— Start Material provided —

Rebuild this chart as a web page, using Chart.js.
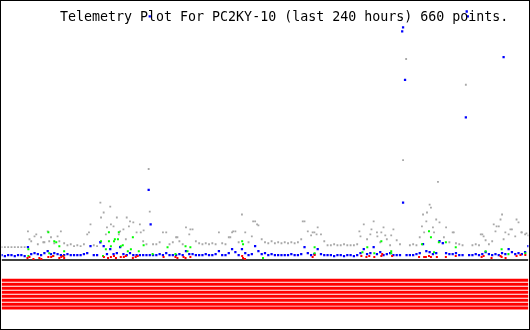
<!DOCTYPE html>
<html>
<head>
<meta charset="utf-8">
<script src="https://cdn.jsdelivr.net/npm/chart.js@4.4.1/dist/chart.umd.min.js"></script>
<style>
  html, body { margin: 0; padding: 0; background: #fff; }
  #wrap { position: relative; width: 530px; height: 330px; }
  #plot { position: absolute; left: 0; top: 0; }
  #title {
    position: absolute; left: 60px; top: 9px;
    font: 13.3px/16px "DejaVu Sans Mono", monospace;
    color: #000; white-space: pre;
  }
  #frame {
    position: absolute; left: 0; top: 0; right: 0; bottom: 0;
    border: 1px solid #000; box-sizing: border-box; pointer-events: none;
  }
</style>
</head>
<body>
<div id="wrap">
  <canvas id="plot" width="530" height="330"></canvas>
  <div id="title">Telemetry Plot For PC2KY-10 (last 240 hours) 660 points.</div>
  <div id="frame"></div>
</div>
<script>
const SPAN_HOURS = 240;
const SAMPLE_STEP = 1.5; // hours between samples of the two dense tracks

// gray channel, one reading every 1.5 h (null = no packet)
const grayTrack = [
  14, 14, 14, 14, 14, 14, 14, 14, 30, 20,
  25, 17, 24, 19, 30, 24, 18, 25, 30, 18,
  16, 17, 15, 16, 15, 17, 27, 37, 16, 15,
  59, 49, 34, 55, 35, 44, 30, 32, 44, 40,
  39, 29, 37, 20, 17, 50, 17, 17, 19, 29,
  29, 17, 19, 24, 20, 17, 34, 27, 32, 20,
  18, 17, 18, 17, 18, 17, 29, 18, 17, 24,
  29, 30, 19, 47, 29, 19, 25, 40, 36, 22,
  19, 18, 20, 18, 19, 18, 19, 18, 19, 18,
  19, 22, 40, 30, 26, 29, 34, 27, 20, 16,
  16, 17, 16, 16, 17, 16, 16, 16, 17, 25,
  37, 22, 27, 40, 29, 19, 34, 22, 16, 32,
  21, 17, null, null, 16, 17, 16, 24, 47, 40,
  57, 34, 42, 39, 18, 34, 19, 29, 18, 17,
  16, null, null, 16, 17, 16, 27, 21, 17, 20,
  30, 35, 47, 29, 27, 32, 25, 39, 29, 27,
  26
];

// blue channel, same sampling
const blueTrack = [
  6, 5, 6, 6, 5, 6, 6, 5, 14, 7,
  8, 7, 6, 8, 10, 7, 8, 7, 6, 6,
  7, 6, 6, 6, 6, 7, 8, 15, 6, 6,
  19, 15, 7, 12, 7, 8, 14, 7, 6, 8,
  6, 6, 6, 6, 6, 6, 6, 6, 7, 6,
  8, 6, 6, 6, 7, 6, 10, 7, 7, 6,
  6, 6, 7, 6, 6, 7, 10, 6, 6, 8,
  12, 9, 6, 12, 8, 6, 7, 15, 10, 7,
  8, 6, 7, 6, 6, 6, 6, 6, 7, 6,
  6, 7, 14, 8, 6, 7, 12, 7, 6, 6,
  6, 5, 6, 6, 5, 6, 6, 5, 6, 8,
  12, 7, 8, 14, 7, 9, 6, 7, 8, 6,
  6, 6, null, 6, 6, 6, 7, 8, 17, 10,
  9, 7, 8, 20, 18, 8, 7, 7, 8, 6,
  6, null, 6, 6, 7, 6, 7, 9, 7, 6,
  7, 6, 8, 7, 12, 9, 7, 8, 7, 9,
  15
];

// extra readings [hour, value]
const grayExtra = [
  [67.0, 93], [182.9, 102], [184.3, 204], [198.8, 80], [211.5, 178],
  [12.7, 22], [15.8, 27], [19.0, 19], [21.7, 20], [26.3, 20], [39.8, 29],
  [45.3, 44], [47.5, 27], [49.8, 37], [53.4, 27], [56.6, 22], [58.0, 35],
  [63.4, 29], [64.7, 31], [80.1, 24], [86.0, 32], [104.2, 24], [105.5, 30],
  [114.6, 40], [116.4, 37], [137.2, 40], [141.7, 29], [143.5, 27],
  [163.0, 30], [168.5, 32], [171.2, 25], [173.0, 29], [174.8, 26],
  [177.5, 26], [191.5, 35], [192.5, 29], [193.8, 49], [195.6, 54],
  [197.0, 29], [201.5, 24], [206.0, 29], [218.3, 27], [219.6, 25],
  [224.2, 37], [225.5, 35], [227.3, 42], [228.7, 22], [231.8, 32],
  [234.6, 42], [236.8, 29], [239.1, 28]
];

const blueExtra = [
  [67.5, 247], [182.5, 232], [182.9, 236], [211.9, 252], [212.4, 247],
  [228.7, 206], [183.8, 183], [211.5, 145], [182.9, 59], [67.0, 72],
  [67.9, 37]
];

const greenPoints = [
  [12.2, 12], [12.2, 5], [21.3, 29], [21.7, 8], [23.5, 5], [24.0, 20],
  [24.9, 19], [26.3, 15], [28.1, 5], [28.5, 10], [45.3, 20], [46.2, 5],
  [47.5, 12], [48.9, 29], [48.9, 20], [49.8, 15], [51.2, 20], [51.6, 22],
  [53.0, 22], [53.4, 29], [54.3, 15], [55.2, 16], [57.5, 10], [58.9, 12],
  [59.8, 24], [62.5, 10], [64.7, 16], [68.8, 7], [75.6, 14], [79.2, 7],
  [83.8, 15], [84.7, 10], [86.0, 14], [109.6, 20], [110.0, 17],
  [119.1, 3], [142.6, 14], [142.6, 8], [164.4, 9], [166.6, 14],
  [169.8, 8], [173.0, 20], [177.5, 10], [177.5, 8], [191.5, 17],
  [194.7, 30], [195.6, 24], [197.0, 9], [199.2, 19], [202.4, 19],
  [206.9, 14], [220.5, 10], [227.8, 12], [230.9, 7], [238.6, 8]
];

const redPoints = [
  [11.8, 3], [12.7, 4], [14.5, 2], [17.2, 3], [18.1, 2], [21.3, 4],
  [22.6, 4], [23.5, 5], [26.3, 3], [27.2, 4], [28.1, 5], [28.5, 3],
  [46.6, 4], [48.5, 3], [49.8, 4], [51.2, 5], [52.1, 3], [54.3, 4],
  [55.7, 4], [56.6, 5], [59.8, 3], [61.1, 4], [62.0, 5], [73.8, 4],
  [79.2, 4], [80.1, 3], [82.9, 4], [83.8, 3], [86.0, 4], [109.6, 5],
  [110.0, 3], [110.9, 2], [141.7, 4], [142.6, 6], [163.9, 5], [166.2, 4],
  [167.5, 5], [169.8, 4], [173.0, 5], [173.4, 7], [177.9, 5], [190.2, 4],
  [192.5, 4], [193.3, 4], [194.7, 5], [195.6, 4], [198.3, 4], [202.4, 4],
  [206.9, 5], [218.7, 4], [219.6, 5], [223.2, 3], [227.3, 5], [227.8, 4],
  [229.6, 3], [234.6, 5], [236.4, 6], [238.6, 6]
];

// the eight telemetry bits, all set for the whole period
const bitStates = [1, 1, 1, 1, 1, 1, 1, 1];

const FLOOR_LEVEL = 1;
const BIT_TOP = -19.5;
const BIT_GAP = 4;

const toPoints = (track) => track.map((v, i) => ({ x: i * SAMPLE_STEP, y: v }));
const pairs = (list) => list.map(([x, y]) => ({ x, y }));

const dots = (color, r) => ({
  backgroundColor: color,
  borderWidth: 0,
  pointStyle: 'rect',
  pointRadius: r,
  pointHoverRadius: r,
  showLine: false,
});

const band = (level, color, width) => ({
  data: [{ x: 0, y: level }, { x: SPAN_HOURS, y: level }],
  showLine: true,
  borderColor: color,
  borderWidth: width,
  borderCapStyle: 'butt',
  pointRadius: 0,
  pointHoverRadius: 0,
});

const datasets = [
  { label: 'red', data: pairs(redPoints), ...dots('#ff0000', 1.42) },
  { label: 'green', data: pairs(greenPoints), ...dots('#00ff00', 1.42) },
  { label: 'blue', data: toPoints(blueTrack).concat(pairs(blueExtra)), ...dots('#0000ff', 1.6) },
  { label: 'gray', data: toPoints(grayTrack).concat(pairs(grayExtra)), ...dots('#a8a8a8', 1.3) },
  { label: 'floor', ...band(FLOOR_LEVEL, '#404040', 2) },
];

bitStates.forEach((on, k) => {
  if (on) {
    datasets.push({ label: 'bit ' + (k + 1), ...band(BIT_TOP - k * BIT_GAP, '#ff0000', 3) });
  }
});

new Chart(document.getElementById('plot'), {
  type: 'scatter',
  data: { datasets },
  options: {
    responsive: false,
    animation: false,
    events: [],
    layout: { padding: 0 },
    plugins: {
      legend: { display: false },
      tooltip: { enabled: false },
      title: { display: false },
    },
    scales: {
      x: { type: 'linear', min: 0, max: SPAN_HOURS, display: false },
      y: { type: 'linear', min: -68, max: 262, display: false },
    },
  },
});
</script>
</body>
</html>
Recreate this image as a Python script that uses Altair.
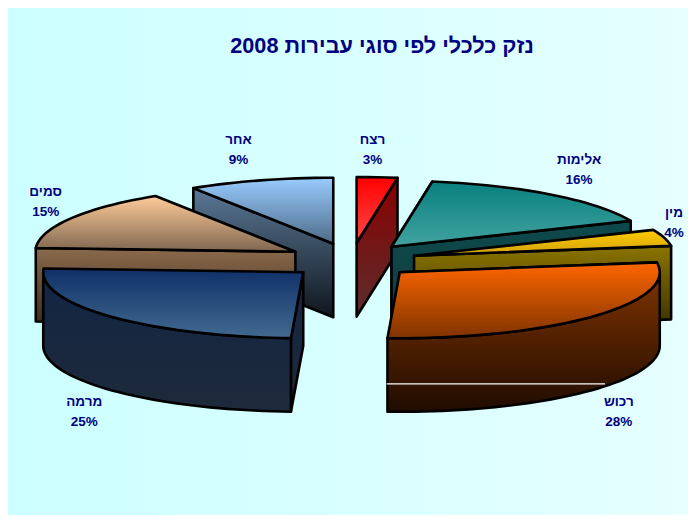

— End Material provided —

_Work required_.
All lines above with "script" in them should be returned.

_Output for this exercise_.
<script src="https://cdn.jsdelivr.net/npm/chart.js@4.4.1/dist/chart.umd.min.js"></script>
<script>
</script>
Recreate this image as a Python script that uses Altair.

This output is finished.